Халима вернулась к колодцу и подняла полупустой бурдюк. Немного подумав, она решила, что сейчас некогда наполнять его доверху. Только сейчас женщина поняла, что́ ее волновало. Беспокойство не могло появиться ниоткуда. Она держала в руках бурдюк, и вода в нем шумно плескалась. Надо было скорее возвращаться в свой шатер. Не успела она сделать и шага, как Разия спросила:
– Куда ты так спешишь?
Халиме нечего было ответить. Она хотела казаться безразличной, но как могло сердце выдержать это и какие слова надо было найти? Она словно онемела и не могла вымолвить ни слова. Сердце сковал страх, идти не было сил. Она наступила в лужу возле колодца, поскользнулась и упала на колени. Вся в грязи, женщина поднялась на ноги, опять поскользнулась, но на этот раз удержалась. Она боялась, что опоздает, но ее ноги ослабли, и она не знала, что делать. Ей хотелось бежать, только бежать.
Вдруг за спиной она услышала голос Абдуллы. Халима обернулась и увидела, что он сидит на земле и обеими руками затягивает ремень на бурдюке, чтобы закрыть горлышко. Однако его усилия были напрасны. Вода ручьем текла наружу, и земля под ногами мальчика становилась скользкой. Когда же она успела выронить бурдюк? Халима позвала Абдуллу, и они вместе побежала к шатрам. Нельзя было опоздать! Все ее мысли были о Мухаммаде – том самом господском мальчике.
* * *
Приблизившись к шатру Хатеба, Харес увидел на склоне холма множество женщин с прядильными веретенами в руках. Подъехав ближе, в полукружии шатров он разглядел нескольких чужаков, одетых в яркие балахоны. Каких удивительных цветов они были! Мужчины стояли у порога шатра Хелаля. Что сказал бы Хатеб, окажись он здесь, среди людей, разглядывающих эти яркие одежды?

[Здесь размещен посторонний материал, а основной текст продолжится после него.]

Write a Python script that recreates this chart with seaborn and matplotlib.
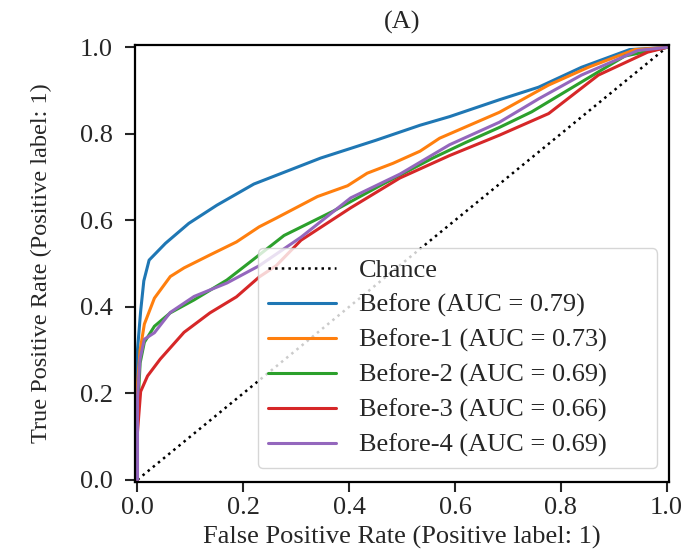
import numpy as np
import pandas as pd
import seaborn as sns
import matplotlib.pyplot as plt

# ROC points
fpr_before = [0, 0, 0.006, 0.012, 0.022, 0.053, 0.097, 0.15, 0.22, 0.346, 0.45, 0.534, 0.59, 0.684, 0.758, 0.839, 0.93, 1.0]
tpr_before = [0, 0.30, 0.39, 0.46, 0.508, 0.547, 0.593, 0.635, 0.684, 0.744, 0.785, 0.82, 0.84, 0.879, 0.908, 0.954, 0.995, 1.0]

fpr_before1 = [0, 0, 0.005, 0.013, 0.032, 0.062, 0.088, 0.137, 0.187, 0.23, 0.262, 0.34, 0.397, 0.434, 0.483, 0.534, 0.571, 0.684, 0.777, 0.852, 0.94, 1.0]
tpr_before1 = [0, 0.22, 0.30, 0.36, 0.42, 0.47, 0.49, 0.52, 0.55, 0.585, 0.605, 0.655, 0.68, 0.709, 0.732, 0.76, 0.79, 0.85, 0.913, 0.954, 0.995, 1.0]

fpr_before2 = [0, 0, 0.005, 0.013, 0.032, 0.062, 0.107, 0.169, 0.23, 0.277, 0.371, 0.464, 0.558, 0.62, 0.684, 0.745, 0.839, 0.921, 1.0]
tpr_before2 = [0, 0.15, 0.27, 0.318, 0.355, 0.386, 0.416, 0.462, 0.52, 0.565, 0.622, 0.684, 0.744, 0.78, 0.815, 0.851, 0.92, 0.98, 1.0]

fpr_before3 = [0, 0, 0.006, 0.019, 0.043, 0.088, 0.137, 0.187, 0.23, 0.262, 0.309, 0.403, 0.496, 0.59, 0.684, 0.777, 0.871, 0.964, 1.0]
tpr_before3 = [0, 0.11, 0.204, 0.24, 0.279, 0.341, 0.386, 0.423, 0.469, 0.495, 0.554, 0.629, 0.698, 0.75, 0.797, 0.847, 0.936, 0.989, 1.0]

fpr_before4 = [0, 0, 0.005, 0.013, 0.032, 0.062, 0.107, 0.169, 0.23, 0.309, 0.403, 0.496, 0.59, 0.684, 0.758, 0.839, 0.946, 1.0]
tpr_before4 = [0, 0.19, 0.28, 0.325, 0.34, 0.387, 0.424, 0.455, 0.495, 0.561, 0.652, 0.707, 0.775, 0.827, 0.881, 0.936, 0.993, 1.0]

labels = ["Before", "Before-1", "Before-2", "Before-3", "Before-4"]
aucs = [0.79, 0.73, 0.69, 0.66, 0.69]
fprs = [fpr_before, fpr_before1, fpr_before2, fpr_before3, fpr_before4]
tprs = [tpr_before, tpr_before1, tpr_before2, tpr_before3, tpr_before4]

# long-form table for seaborn
frames = []
for lab, auc, f, t in zip(labels, aucs, fprs, tprs):
    frames.append(pd.DataFrame({"fpr": f, "tpr": t,
                                "model": f"{lab} (AUC = {auc:.2f})"}))
df = pd.concat(frames, ignore_index=True)

sns.set_style("ticks")
plt.rcParams["font.family"] = ["Liberation Serif", "DejaVu Serif"]

fig, ax = plt.subplots(figsize=(6.95, 5.52), dpi=100)
fig.subplots_adjust(left=0.194, right=0.963, top=0.918, bottom=0.127)

ax.plot([0, 1], [0, 1], color="black", linestyle=":", linewidth=1.8, label="Chance")
sns.lineplot(data=df, x="fpr", y="tpr", hue="model", palette="tab10",
             sort=False, estimator=None, linewidth=2.2, ax=ax)

ax.set_xlim(-0.005, 1.005)
ax.set_ylim(-0.005, 1.005)
ax.set_xticks(np.arange(0, 1.01, 0.2))
ax.set_yticks(np.arange(0, 1.01, 0.2))
ax.tick_params(labelsize=19, length=7, width=1.5, direction="out")
ax.tick_params(axis="y", pad=9)
ax.tick_params(axis="x", pad=4)
for side in ["top", "right", "bottom", "left"]:
    ax.spines[side].set_visible(True)
    ax.spines[side].set_linewidth(1.6)
    ax.spines[side].set_color("black")

ax.set_xlabel("False Positive Rate (Positive label: 1)", fontsize=19, labelpad=5)
ax.set_ylabel("True Positive Rate (Positive label: 1)", fontsize=17.5, labelpad=20)
ax.set_title("(A)", fontsize=19, pad=12)

ax.legend(loc="lower left", bbox_to_anchor=(0.230, 0.032, 0.747, 0.5),
          mode="expand", borderaxespad=0, fontsize=19, labelspacing=0.42,
          handlelength=2.55, handletextpad=0.87,
          frameon=True, framealpha=0.8, edgecolor="0.8", fancybox=True)

plt.savefig("out.png", dpi=100)
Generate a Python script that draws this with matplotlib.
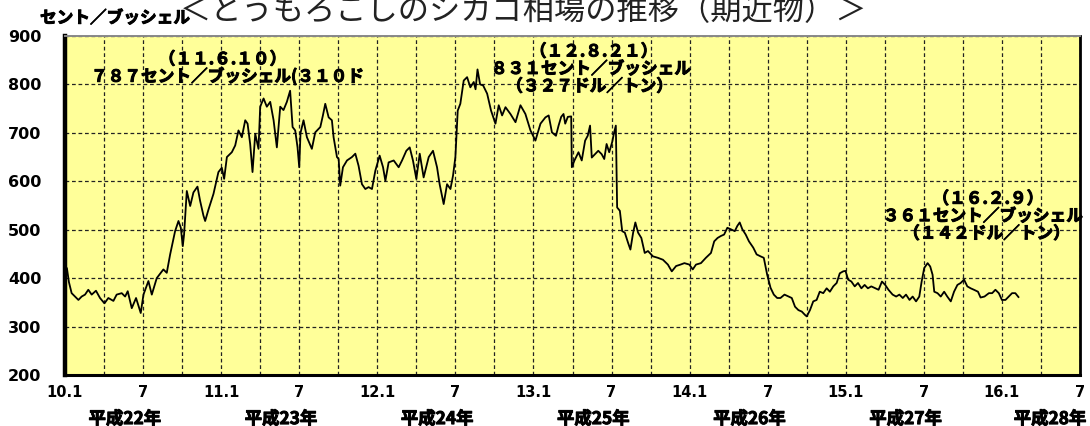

Харес вытянул шею, всматриваясь в толпу людей, но Хатеба среди них не было. Рядом с одним из шатров чужаки остановились и погладили по голове какого-то ребенка. Словно знахари, они с макушки до пят ощупывали худенькие тельца полуголых детей. Можно было подумать, что пришельцы обнаружили какую-то редкую болезнь и поэтому тщательно осматривали смуглую детскую кожу. От их взгляда не ускользнул ни один ребенок. Ну вот, теперь, кроме засухи, на стоянке племени Бани-Саад началась какая-то болезнь. Люди в ярких балахонах ходили от одного шатра к другому, за ними следом с криками бежали дети, а замыкал шествие раб с лошадьми. Было неясно, то ли дети ходили следом за чужаками, то ли те – за детьми. Раб, темнокожий тюрк, был высокого роста и обрит наголо. В ухо у него было вставлено медное кольцо. Пока он шел, блеск от кольца отражался в глазах стоявших рядом людей. Тюрк время от времени оборачивался и ругал детей и женщин, бежавших за людьми в ярких балахонах, и при этом блестел двумя рядами своих крупных белых зубов.
Народ шел следом за жрецами в ярких балахонах, словно за голубым ручьем. Если где-то они сворачивали с пути, остальные делали то же самое. Чужаки напоминали собой черную тучу, пролившуюся дождем над племенем. Это был настоящий ливень, который не давал возможности подумать и где-то укрыться, и теперь мутная вода стекала струйками с вершины холма, оказавшись под ногами женщин и детей, и текла дальше, мягко извиваясь.